Gwynne Dyer: The war on democracy in Thailand

It has gone quiet in Bangkok, as the people who have been trying to overthrow the government tidy up the debris that litters the city after the last two weeks of demonstrations. It’s King Bhumibol Adulyadej’s 86th birthday this week, and nobody wants to disrupt it with unseemly scenes of conflict.

Prime Minister Yingluck Shinawatra is taking an equally low-key approach. The Thai army has removed the barbed wire that surrounded government offices, and protesters are wandering through the prime minister’s offices and picnicking on the lawns while she runs the affairs of state from some other location in the capital. But by next week the Civil Movement for Democracy will be back in action, and the final outcome is not clear.

The main thing that distinguishes the Civil Movement for Democracy is its profound dislike for democracy.
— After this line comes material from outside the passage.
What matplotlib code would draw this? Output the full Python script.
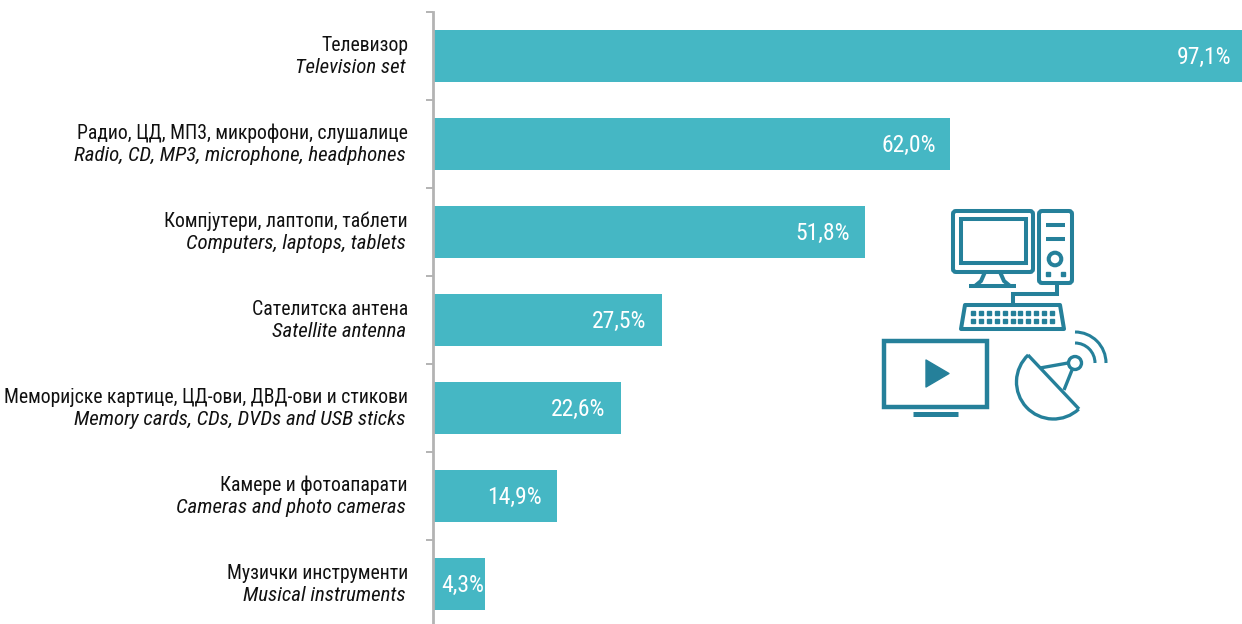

In the mass demonstrations that have shaken Thailand since November 24, its supporters have been trying to remove a prime minister who was elected only two years ago—and their goal is not another election.

“We don't want new elections because we will lose anyway,” one protester told Reuters. “We want (the prime minister’s family) to leave the country.” If they succeeded in driving Yingluck from power, they would skip the whole business of elections and hand the country over to an appointed “People’s Council” made up of “good men”.  

These good men would naturally agree with protest leader Suthep Thaugsuban that the majority of the Thai people are too ignorant and flighty to be trusted with the vote. “From a Western point of view, “democracy” is an elected government serving as the people’s representative,” he told the Guardian. “Unfortunately, elections in Thailand do not represent people’s (real) choices because their votes are bought.”

They are “bought” not by bribes but by government spending on free health care and anti-poverty programmes. In most democracies this is seen as part of the normal political process, but Suthep and his supporters, who include a high proportion of the country’s professional and middle classes, especially in the capital, regard it as illegitimate.

The current government has destroyed “the virtues and ethics of the people,” Suthep says, but with time and hard work the unelected People’s Council could make them moral again and “put the country on the path to perfect democracy.” We can even imagine that the poor might eventually become enlightened enough to be trusted with the vote again.

There is a conflict between the interests of the rich and the poor in most countries. In democracies it normally plays out in the electoral competition of right- and left-wing parties, and some compromise (always temporary and contentious) is arrived at via the ballot box. But in Thailand, the rich take to the streets.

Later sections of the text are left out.